Dal Brasile vengono le cifre di un disastro. Un sondaggio di Datafolha ha rilevato che gli adulti che si dichiarano cattolici sono passati dal 60 per cento nel 2014 al 50 per cento nel dicembre del 2016.
Questo vuol dire che in due anni circa nove milioni di fedeli hanno deciso di lasciare la Chiesa.
Un dato certamente sconcertante; tanto più se si considera che per la prima volta nella storia sulla cattedra di Pietro siede un Pontefice che provien dal subcontinente latino-americano.
Datafolha ha mostrato che nello stesso periodo c’è stato un incremento importante di persone che non professano nessuna religione. Sarebbero passati dal 6 al 14 per cento negli ultimi due anni.
Nel 2012 la percentuale dei cattolici dichiarati era del 64,6 per cento.
Il sondaggio indcia che il 43 per cento dei cattolici brasiliani vivono nella regione del sudeste, la più sviluppata del Paese, mentre nel nord e nel oeste, si giunge appena al 15 per cento della popolazione.
Il sondaggio di Datafolha ha un margine di errore del 2 per cento.
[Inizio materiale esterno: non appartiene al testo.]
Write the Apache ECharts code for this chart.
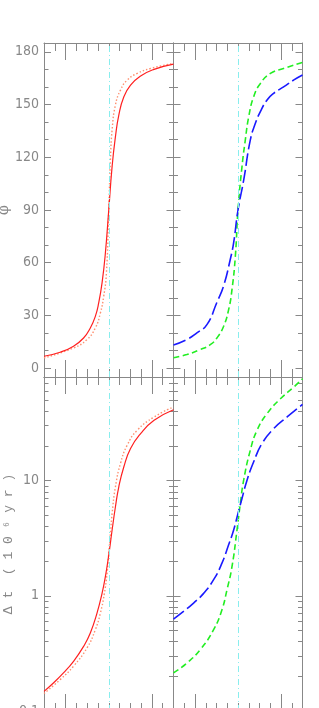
<!DOCTYPE html>
<html><head><meta charset="utf-8">
<script src="https://cdn.jsdelivr.net/npm/echarts@6/dist/echarts.min.js"></script>
<style>html,body{margin:0;padding:0;background:#fff}#c{width:319px;height:708px}</style>
</head><body><div id="c"></div>
<script>
// ---- axis ticks / labels ----
const xMajorTicks = [-1, 1];
const xMinorTicks = [-1.25, -0.75, -0.5, -0.25, 0, 0.25, 0.5, 0.75, 1.25];
const phiLabels = [0, 30, 60, 90, 120, 150, 180];
const phiMinorTicks = [10, 20, 40, 50, 70, 80, 100, 110, 130, 140, 160, 170];
const dtLabels = [0.1, 1, 10];
const dtMinorTicks = [0.2, 0.3, 0.4, 0.5, 0.6, 0.7, 0.8, 0.9, 2, 3, 4, 5, 6, 7, 8, 9, 20, 30, 40, 50, 60, 70];

// ---- top-left: phi, red solid & red dotted ----
const phiRedSolidX = [-1.5, -1.127, -0.816, -0.583, -0.427, -0.311, -0.233, -0.155, -0.078, 0, 0.078, 0.155, 0.233, 0.35, 0.505, 0.738, 1.05, 1.5];
const phiRedSolidY = [6.8, 9.1, 12.5, 17.2, 22.9, 29.5, 37.1, 48.5, 65.5, 90, 114.8, 131.7, 144, 154.4, 161, 166.2, 170, 173];
const phiRedDotX = [-1.5, -0.816, -0.505, -0.311, -0.194, -0.117, -0.054, 0, 0.039, 0.078, 0.155, 0.272, 0.427, 0.66, 0.97, 1.5];
const phiRedDotY = [5.9, 11.5, 16.3, 22.9, 31.4, 40.9, 54.1, 90, 118.5, 135.6, 149.8, 158.2, 163.9, 167.7, 170.5, 173.4];

// ---- top-right: phi, blue long-dash & green dash ----
const phiBlueX = [-1.5, -1.19, -0.956, -0.723, -0.49, -0.334, -0.179, -0.101, 0, 0.132, 0.287, 0.404, 0.52, 0.676, 0.83, 1.06, 1.3, 1.5];
const phiBlueY = [13.2, 16.3, 20.1, 24.8, 37.5, 46.9, 62, 71.5, 90, 107, 129.9, 139.3, 146, 152.6, 156.4, 160, 164, 166.8];
const phiGreenX = [-1.5, -1.19, -0.878, -0.645, -0.49, -0.334, -0.218, -0.14, -0.062, 0, 0.093, 0.171, 0.249, 0.365, 0.52, 0.754, 1.06, 1.5];
const phiGreenY = [5.9, 7.8, 10.6, 13.4, 17.2, 23.9, 33.3, 44.7, 63.6, 90, 114.7, 130, 143, 154.5, 162, 167.7, 170.5, 174];

// ---- bottom-left: dt (10^6 yr), red solid & red dotted ----
const dtRedSolidX = [-1.5, -1.282, -1.049, -0.816, -0.583, -0.427, -0.272, -0.155, -0.078, 0, 0.078, 0.155, 0.233, 0.35, 0.505, 0.738, 1.05, 1.5];
const dtRedSolidY = [0.148, 0.175, 0.214, 0.27, 0.364, 0.475, 0.708, 1.05, 1.47, 2.26, 3.73, 5.93, 8.85, 13.2, 19, 25.6, 33.4, 41.3];
const dtRedDotX = [-1.5, -1.127, -0.816, -0.505, -0.311, -0.194, -0.101, -0.039, 0, 0.039, 0.078, 0.155, 0.272, 0.427, 0.66, 1.05, 1.5];
const dtRedDotY = [0.142, 0.187, 0.245, 0.352, 0.508, 0.708, 1.05, 1.57, 2.34, 3.49, 5.2, 8.85, 14.1, 20.3, 27.4, 35.7, 43.6];

// ---- bottom-right: dt, blue long-dash & green dash ----
const dtBlueX = [-1.5, -1.267, -1.033, -0.8, -0.567, -0.373, -0.218, -0.101, 0, 0.093, 0.21, 0.365, 0.559, 0.831, 1.142, 1.5];
const dtBlueY = [0.628, 0.732, 0.865, 1.05, 1.38, 1.92, 2.77, 3.73, 5.2, 7.0, 10.1, 14.6, 21, 28.3, 35.7, 45.9];
const dtGreenX = [-1.5, -1.189, -0.878, -0.567, -0.373, -0.256, -0.14, -0.023, 0.054, 0.132, 0.287, 0.443, 0.676, 0.987, 1.298, 1.5];
const dtGreenY = [0.214, 0.261, 0.341, 0.508, 0.757, 1.13, 1.79, 3.73, 6.34, 10.1, 18.4, 27.4, 38.2, 51.4, 64.9, 76.6];

const zip = (xs, ys) => xs.map((x, i) => [x, ys[i]]);

const AX = '#888';
const FONT = "'Liberation Sans Narrow','DejaVu Sans Condensed',sans-serif";
const grids = [
  {left: 44, top: 43, width: 129.5, height: 334},
  {left: 173.5, top: 43, width: 129, height: 334},
  {left: 44, top: 377, width: 129.5, height: 334},
  {left: 173.5, top: 377, width: 129, height: 334}
];

const xAxis = [], yAxis = [];
grids.forEach((g, gi) => {
  ['bottom', 'top'].forEach(pos => {
    [[xMajorTicks, 17, true], [xMinorTicks, 8, false]].forEach(([vals, len, line]) => {
      xAxis.push({
        type: 'value', gridIndex: gi, position: pos, min: -1.5, max: 1.5,
        axisLine: {show: line, onZero: false, lineStyle: {color: AX, width: 1}},
        axisTick: {show: true, inside: true, length: len, customValues: vals, lineStyle: {color: AX, width: 1}},
        axisLabel: {show: false}, splitLine: {show: false}
      });
    });
  });
  const isLog = gi >= 2;
  const labels = isLog ? dtLabels : phiLabels;
  const minors = isLog ? dtMinorTicks : phiMinorTicks;
  ['left', 'right'].forEach(pos => {
    [[labels, 7, true], [minors, 4.5, false]].forEach(([vals, len, major]) => {
      const ax = {
        type: isLog ? 'log' : 'value', gridIndex: gi, position: pos,
        min: isLog ? 0.1 : -5, max: isLog ? 79.4 : 185,
        axisLine: {show: major, onZero: false, lineStyle: {color: AX, width: 1}},
        axisTick: {show: true, inside: true, length: len, customValues: vals, lineStyle: {color: AX, width: 1}},
        axisLabel: {show: false}, splitLine: {show: false}
      };
      if (isLog) ax.logBase = 10;
      if (major && pos === 'left' && (gi === 0 || gi === 2)) {
        ax.axisLabel = {show: true, customValues: labels, margin: 5, color: AX, fontSize: 14, fontFamily: FONT};
        if (gi === 0) {
          ax.name = 'φ';
          ax.nameLocation = 'middle';
          ax.nameRotate = 90;
          ax.nameGap = 25;
          ax.nameTextStyle = {color: AX, fontSize: 14, fontFamily: "'DejaVu Serif',serif"};
        } else {
          ax.name = 'Δ t  ( 1 0 ⁶ y r )';
          ax.nameLocation = 'middle';
          ax.nameRotate = 90;
          ax.nameGap = 24;
          ax.nameTextStyle = {color: AX, fontSize: 13, fontFamily: "'Liberation Mono',monospace"};
        }
      }
      yAxis.push(ax);
    });
  });
});

const vline = {
  silent: true, symbol: ['none', 'none'], label: {show: false}, animation: false,
  lineStyle: {color: '#88eeee', width: 1, type: [6, 3, 1, 3]},
  data: [{xAxis: 0}]
};

function line(gi, data, color, type, width, withVline) {
  const s = {
    type: 'line', xAxisIndex: gi * 4, yAxisIndex: gi * 4, data,
    showSymbol: false, symbol: 'none', smooth: 0.5,
    lineStyle: {color, type, width}, animation: false, silent: true
  };
  if (withVline) s.markLine = vline;
  return s;
}

const series = [
  line(0, zip(phiRedDotX, phiRedDotY), '#ff9070', [1.5, 2], 1.4, true),
  line(0, zip(phiRedSolidX, phiRedSolidY), '#ff2020', 'solid', 1.2, false),
  line(1, zip(phiGreenX, phiGreenY), '#22ee22', [6, 3.5], 1.6, true),
  line(1, zip(phiBlueX, phiBlueY), '#1a1aff', [13, 4], 1.6, false),
  line(2, zip(dtRedDotX, dtRedDotY), '#ff9070', [1.5, 2], 1.4, true),
  line(2, zip(dtRedSolidX, dtRedSolidY), '#ff2020', 'solid', 1.2, false),
  line(3, zip(dtGreenX, dtGreenY), '#22ee22', [6, 3.5], 1.6, true),
  line(3, zip(dtBlueX, dtBlueY), '#1a1aff', [13, 4], 1.6, false)
];

const chart = echarts.init(document.getElementById('c'), null, {renderer: 'canvas'});
chart.setOption({
  animation: false,
  backgroundColor: '#fff',
  grid: grids.map(g => Object.assign({containLabel: false, outerBoundsMode: 'none', show: false}, g)),
  xAxis, yAxis, series
});
</script>
</body></html>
E’ stato realizzato nell’ultimo mese in 174 municipi a livello nazionale, intervistando 2828 persone di età superiore ai sedici anni.
In Brasile, anche se questa recente valanga di abbandoni non ha segnato un’espansione degli evangelici, è opportuno ricordare che metà dei protestanti provengono dalla Chiesa cattolica.
La maggior parte delle conversioni avvengono prima dei venticinque anni, e i convertiti citano come motivo del cambiamento un maggior rapporto con Dio (77 per cento) e lo stile di culto delle nuove Chiese (68 per cento).
Il segretario della Conferenza Episcopale del Brasile, dom Ulrich Steiner, ha dichiarato a La Folha di San Paolo che il numero di persone disposte a lottare per la giustizia è più importante della percentuale di cattolici.